** Start of Supplied information **
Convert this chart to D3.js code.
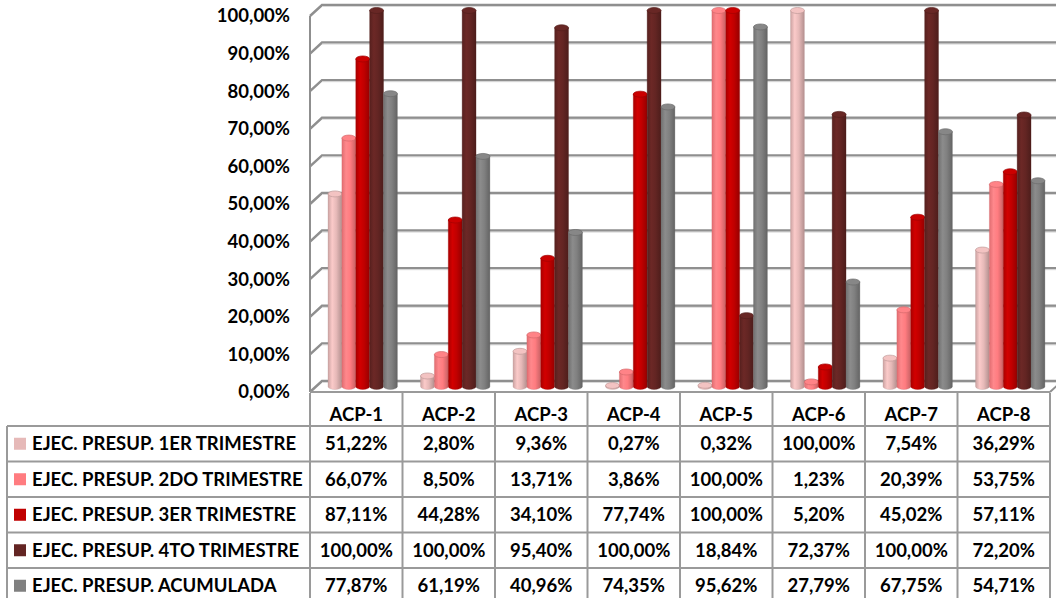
<!DOCTYPE html>
<html>
<head>
<meta charset="utf-8">
<script src="https://cdn.jsdelivr.net/npm/d3@7"></script>
<style>
  body { margin: 0; background: #fff; }
  svg text { font-family: Lato, "Open Sans", sans-serif; font-weight: bold; fill: #000; }
</style>
</head>
<body>
<div id="chart"></div>
<script>
// data
const categories = ['ACP-1', 'ACP-2', 'ACP-3', 'ACP-4', 'ACP-5', 'ACP-6', 'ACP-7', 'ACP-8'];
const seriesNames = [
  'EJEC. PRESUP. 1ER TRIMESTRE',
  'EJEC. PRESUP. 2DO TRIMESTRE',
  'EJEC. PRESUP. 3ER TRIMESTRE',
  'EJEC. PRESUP. 4TO TRIMESTRE',
  'EJEC. PRESUP. ACUMULADA'
];
const trim1 = [51.22, 2.80, 9.36, 0.27, 0.32, 100.00, 7.54, 36.29];
const trim2 = [66.07, 8.50, 13.71, 3.86, 100.00, 1.23, 20.39, 53.75];
const trim3 = [87.11, 44.28, 34.10, 77.74, 100.00, 5.20, 45.02, 57.11];
const trim4 = [100.00, 100.00, 95.40, 100.00, 18.84, 72.37, 100.00, 72.20];
const acumulada = [77.87, 61.19, 40.96, 74.35, 95.62, 27.79, 67.75, 54.71];
const seriesColors = ['#E6B9B8', '#FF7C80', '#C00000', '#632523', '#808080'];

const seriesValues = [trim1, trim2, trim3, trim4, acumulada];

const W = 1056, H = 598;
const depth = {dx: 12, dy: -11};
const plot = {left: 310, right: 1050, top: 16, bottom: 392};
const table = {left: 7, headerTop: 393, headerBottom: 426, rowH: 35.5};
const fontSize = '18.5px';

const locale = d3.formatLocale({decimal: ',', thousands: '.', grouping: [3], currency: ['', '']});
const fmt = v => locale.format('.2f')(v) + '%';

const svg = d3.select('#chart').append('svg')
  .attr('width', W)
  .attr('height', H);

const defs = svg.append('defs');

// scales (front plane)
const x0 = d3.scaleBand().domain(categories).range([plot.left, plot.right]);
const x1 = d3.scaleBand().domain(d3.range(seriesNames.length))
  .range([x0.bandwidth() * 0.13, x0.bandwidth() * 0.88]);
const y = d3.scaleLinear().domain([0, 100]).range([plot.bottom, plot.top]);
const yTicks = y.ticks(10);

// walls and gridlines
const walls = svg.append('g');
const gridColor = '#8f8f8f';

walls.append('line')
  .attr('x1', plot.left).attr('x2', plot.left)
  .attr('y1', y(100)).attr('y2', y(0))
  .attr('stroke', gridColor).attr('stroke-width', 2);

yTicks.forEach(t => {
  const yb = y(t) + depth.dy;
  walls.append('path')
    .attr('d', `M${plot.left},${y(t)}L${plot.left + depth.dx},${yb}L${plot.right + depth.dx + 20},${yb}`)
    .attr('fill', 'none')
    .attr('stroke', gridColor)
    .attr('stroke-width', 2.5);
  walls.append('line')
    .attr('x1', plot.left + depth.dx).attr('x2', plot.right + depth.dx + 20)
    .attr('y1', yb + 1.5).attr('y2', yb + 1.5)
    .attr('stroke', '#d9d9d9').attr('stroke-width', 1);
});

// floor right edge
walls.append('line')
  .attr('x1', plot.right).attr('y1', y(0))
  .attr('x2', plot.right + depth.dx).attr('y2', y(0) + depth.dy)
  .attr('stroke', gridColor).attr('stroke-width', 2);

// y axis labels
svg.append('g').selectAll('text')
  .data(yTicks)
  .join('text')
  .attr('x', 290)
  .attr('y', d => y(d))
  .attr('dy', '0.35em')
  .attr('text-anchor', 'end')
  .style('font-size', fontSize)
  .text(d => fmt(d));

// cylinder gradients
seriesColors.forEach((c, i) => {
  const base = d3.color(c);
  const g = defs.append('linearGradient').attr('id', 'cyl' + i)
    .attr('x1', 0).attr('x2', 1).attr('y1', 0).attr('y2', 0);
  g.append('stop').attr('offset', 0).attr('stop-color', base.darker(0.35));
  g.append('stop').attr('offset', 0.3).attr('stop-color', base.brighter(0.25));
  g.append('stop').attr('offset', 0.6).attr('stop-color', base);
  g.append('stop').attr('offset', 1).attr('stop-color', base.darker(0.7));
});

// bars (drawn at mid depth)
const mid = {dx: depth.dx / 2, dy: depth.dy / 2};
const ry = 3;
const bars = svg.append('g');
categories.forEach((cat, ci) => {
  seriesValues.forEach((vals, si) => {
    const v = vals[ci];
    const bx = x0(cat) + x1(si) + mid.dx;
    const bw = x1.bandwidth();
    const rx = bw / 2;
    const yTop = y(v) + mid.dy;
    const yBot = y(0) + mid.dy;
    const col = d3.color(seriesColors[si]);
    const g = bars.append('g');
    g.append('path')
      .attr('d', `M${bx},${yTop}L${bx},${yBot}A${rx},${ry} 0 0 0 ${bx + bw},${yBot}L${bx + bw},${yTop}Z`)
      .attr('fill', `url(#cyl${si})`)
      .attr('stroke', col.darker(0.6))
      .attr('stroke-width', 0.5)
      .attr('stroke-opacity', 0.6);
    g.append('ellipse')
      .attr('cx', bx + rx).attr('cy', yTop)
      .attr('rx', rx).attr('ry', ry)
      .attr('fill', col.brighter(0.15))
      .attr('stroke', col.darker(0.5))
      .attr('stroke-width', 0.7);
  });
});

// data table
const tableColor = '#9a9a9a';
const tbl = svg.append('g');
const tableBottom = table.headerBottom + table.rowH * seriesNames.length;

// top edge of table (floor front)
tbl.append('line')
  .attr('x1', plot.left).attr('x2', plot.right)
  .attr('y1', plot.bottom).attr('y2', plot.bottom)
  .attr('stroke', tableColor).attr('stroke-width', 2);

// vertical lines
tbl.selectAll('.vline')
  .data(categories.map(c => x0(c)).concat([plot.right]))
  .join('line')
  .attr('class', 'vline')
  .attr('x1', d => d).attr('x2', d => d)
  .attr('y1', table.headerTop).attr('y2', tableBottom)
  .attr('stroke', tableColor).attr('stroke-width', 2);

tbl.append('line')
  .attr('x1', table.left).attr('x2', table.left)
  .attr('y1', table.headerBottom).attr('y2', tableBottom)
  .attr('stroke', tableColor).attr('stroke-width', 2);

// horizontal lines
d3.range(seriesNames.length + 1).forEach(i => {
  const yy = table.headerBottom + i * table.rowH;
  tbl.append('line')
    .attr('x1', table.left).attr('x2', plot.right)
    .attr('y1', yy).attr('y2', yy)
    .attr('stroke', tableColor).attr('stroke-width', 2);
});

// header
tbl.selectAll('.head')
  .data(categories)
  .join('text')
  .attr('class', 'head')
  .attr('x', d => x0(d) + x0.bandwidth() / 2)
  .attr('y', 414.5)
  .attr('dy', '0.35em')
  .attr('text-anchor', 'middle')
  .style('font-size', fontSize)
  .text(d => d);

// rows
seriesNames.forEach((name, si) => {
  const cy = table.headerBottom + si * table.rowH + table.rowH / 2;
  tbl.append('rect')
    .attr('x', 14).attr('y', cy - 6)
    .attr('width', 12).attr('height', 12)
    .attr('fill', seriesColors[si]);
  tbl.append('text')
    .attr('x', 32).attr('y', cy)
    .attr('dy', '0.35em')
    .style('font-size', fontSize)
    .text(name);
  tbl.selectAll('.val' + si)
    .data(seriesValues[si])
    .join('text')
    .attr('x', (d, i) => x0(categories[i]) + x0.bandwidth() / 2)
    .attr('y', cy)
    .attr('dy', '0.35em')
    .attr('text-anchor', 'middle')
    .style('font-size', fontSize)
    .text(d => fmt(d));
});
</script>
</body>
</html>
** End of Supplied information **
### [What you should do]
Repeat the material verbatim. Do not carry over any picture.

### [Solution to this problem]
Convert this chart to D3.js code.
<!DOCTYPE html>
<html>
<head>
<meta charset="utf-8">
<script src="https://cdn.jsdelivr.net/npm/d3@7"></script>
<style>
  body { margin: 0; background: #fff; }
  svg text { font-family: Lato, "Open Sans", sans-serif; font-weight: bold; fill: #000; }
</style>
</head>
<body>
<div id="chart"></div>
<script>
// data
const categories = ['ACP-1', 'ACP-2', 'ACP-3', 'ACP-4', 'ACP-5', 'ACP-6', 'ACP-7', 'ACP-8'];
const seriesNames = [
  'EJEC. PRESUP. 1ER TRIMESTRE',
  'EJEC. PRESUP. 2DO TRIMESTRE',
  'EJEC. PRESUP. 3ER TRIMESTRE',
  'EJEC. PRESUP. 4TO TRIMESTRE',
  'EJEC. PRESUP. ACUMULADA'
];
const trim1 = [51.22, 2.80, 9.36, 0.27, 0.32, 100.00, 7.54, 36.29];
const trim2 = [66.07, 8.50, 13.71, 3.86, 100.00, 1.23, 20.39, 53.75];
const trim3 = [87.11, 44.28, 34.10, 77.74, 100.00, 5.20, 45.02, 57.11];
const trim4 = [100.00, 100.00, 95.40, 100.00, 18.84, 72.37, 100.00, 72.20];
const acumulada = [77.87, 61.19, 40.96, 74.35, 95.62, 27.79, 67.75, 54.71];
const seriesColors = ['#E6B9B8', '#FF7C80', '#C00000', '#632523', '#808080'];

const seriesValues = [trim1, trim2, trim3, trim4, acumulada];

const W = 1056, H = 598;
const depth = {dx: 12, dy: -11};
const plot = {left: 310, right: 1050, top: 16, bottom: 392};
const table = {left: 7, headerTop: 393, headerBottom: 426, rowH: 35.5};
const fontSize = '18.5px';

const locale = d3.formatLocale({decimal: ',', thousands: '.', grouping: [3], currency: ['', '']});
const fmt = v => locale.format('.2f')(v) + '%';

const svg = d3.select('#chart').append('svg')
  .attr('width', W)
  .attr('height', H);

const defs = svg.append('defs');

// scales (front plane)
const x0 = d3.scaleBand().domain(categories).range([plot.left, plot.right]);
const x1 = d3.scaleBand().domain(d3.range(seriesNames.length))
  .range([x0.bandwidth() * 0.13, x0.bandwidth() * 0.88]);
const y = d3.scaleLinear().domain([0, 100]).range([plot.bottom, plot.top]);
const yTicks = y.ticks(10);

// walls and gridlines
const walls = svg.append('g');
const gridColor = '#8f8f8f';

walls.append('line')
  .attr('x1', plot.left).attr('x2', plot.left)
  .attr('y1', y(100)).attr('y2', y(0))
  .attr('stroke', gridColor).attr('stroke-width', 2);

yTicks.forEach(t => {
  const yb = y(t) + depth.dy;
  walls.append('path')
    .attr('d', `M${plot.left},${y(t)}L${plot.left + depth.dx},${yb}L${plot.right + depth.dx + 20},${yb}`)
    .attr('fill', 'none')
    .attr('stroke', gridColor)
    .attr('stroke-width', 2.5);
  walls.append('line')
    .attr('x1', plot.left + depth.dx).attr('x2', plot.right + depth.dx + 20)
    .attr('y1', yb + 1.5).attr('y2', yb + 1.5)
    .attr('stroke', '#d9d9d9').attr('stroke-width', 1);
});

// floor right edge
walls.append('line')
  .attr('x1', plot.right).attr('y1', y(0))
  .attr('x2', plot.right + depth.dx).attr('y2', y(0) + depth.dy)
  .attr('stroke', gridColor).attr('stroke-width', 2);

// y axis labels
svg.append('g').selectAll('text')
  .data(yTicks)
  .join('text')
  .attr('x', 290)
  .attr('y', d => y(d))
  .attr('dy', '0.35em')
  .attr('text-anchor', 'end')
  .style('font-size', fontSize)
  .text(d => fmt(d));

// cylinder gradients
seriesColors.forEach((c, i) => {
  const base = d3.color(c);
  const g = defs.append('linearGradient').attr('id', 'cyl' + i)
    .attr('x1', 0).attr('x2', 1).attr('y1', 0).attr('y2', 0);
  g.append('stop').attr('offset', 0).attr('stop-color', base.darker(0.35));
  g.append('stop').attr('offset', 0.3).attr('stop-color', base.brighter(0.25));
  g.append('stop').attr('offset', 0.6).attr('stop-color', base);
  g.append('stop').attr('offset', 1).attr('stop-color', base.darker(0.7));
});

// bars (drawn at mid depth)
const mid = {dx: depth.dx / 2, dy: depth.dy / 2};
const ry = 3;
const bars = svg.append('g');
categories.forEach((cat, ci) => {
  seriesValues.forEach((vals, si) => {
    const v = vals[ci];
    const bx = x0(cat) + x1(si) + mid.dx;
    const bw = x1.bandwidth();
    const rx = bw / 2;
    const yTop = y(v) + mid.dy;
    const yBot = y(0) + mid.dy;
    const col = d3.color(seriesColors[si]);
    const g = bars.append('g');
    g.append('path')
      .attr('d', `M${bx},${yTop}L${bx},${yBot}A${rx},${ry} 0 0 0 ${bx + bw},${yBot}L${bx + bw},${yTop}Z`)
      .attr('fill', `url(#cyl${si})`)
      .attr('stroke', col.darker(0.6))
      .attr('stroke-width', 0.5)
      .attr('stroke-opacity', 0.6);
    g.append('ellipse')
      .attr('cx', bx + rx).attr('cy', yTop)
      .attr('rx', rx).attr('ry', ry)
      .attr('fill', col.brighter(0.15))
      .attr('stroke', col.darker(0.5))
      .attr('stroke-width', 0.7);
  });
});

// data table
const tableColor = '#9a9a9a';
const tbl = svg.append('g');
const tableBottom = table.headerBottom + table.rowH * seriesNames.length;

// top edge of table (floor front)
tbl.append('line')
  .attr('x1', plot.left).attr('x2', plot.right)
  .attr('y1', plot.bottom).attr('y2', plot.bottom)
  .attr('stroke', tableColor).attr('stroke-width', 2);

// vertical lines
tbl.selectAll('.vline')
  .data(categories.map(c => x0(c)).concat([plot.right]))
  .join('line')
  .attr('class', 'vline')
  .attr('x1', d => d).attr('x2', d => d)
  .attr('y1', table.headerTop).attr('y2', tableBottom)
  .attr('stroke', tableColor).attr('stroke-width', 2);

tbl.append('line')
  .attr('x1', table.left).attr('x2', table.left)
  .attr('y1', table.headerBottom).attr('y2', tableBottom)
  .attr('stroke', tableColor).attr('stroke-width', 2);

// horizontal lines
d3.range(seriesNames.length + 1).forEach(i => {
  const yy = table.headerBottom + i * table.rowH;
  tbl.append('line')
    .attr('x1', table.left).attr('x2', plot.right)
    .attr('y1', yy).attr('y2', yy)
    .attr('stroke', tableColor).attr('stroke-width', 2);
});

// header
tbl.selectAll('.head')
  .data(categories)
  .join('text')
  .attr('class', 'head')
  .attr('x', d => x0(d) + x0.bandwidth() / 2)
  .attr('y', 414.5)
  .attr('dy', '0.35em')
  .attr('text-anchor', 'middle')
  .style('font-size', fontSize)
  .text(d => d);

// rows
seriesNames.forEach((name, si) => {
  const cy = table.headerBottom + si * table.rowH + table.rowH / 2;
  tbl.append('rect')
    .attr('x', 14).attr('y', cy - 6)
    .attr('width', 12).attr('height', 12)
    .attr('fill', seriesColors[si]);
  tbl.append('text')
    .attr('x', 32).attr('y', cy)
    .attr('dy', '0.35em')
    .style('font-size', fontSize)
    .text(name);
  tbl.selectAll('.val' + si)
    .data(seriesValues[si])
    .join('text')
    .attr('x', (d, i) => x0(categories[i]) + x0.bandwidth() / 2)
    .attr('y', cy)
    .attr('dy', '0.35em')
    .attr('text-anchor', 'middle')
    .style('font-size', fontSize)
    .text(d => fmt(d));
});
</script>
</body>
</html>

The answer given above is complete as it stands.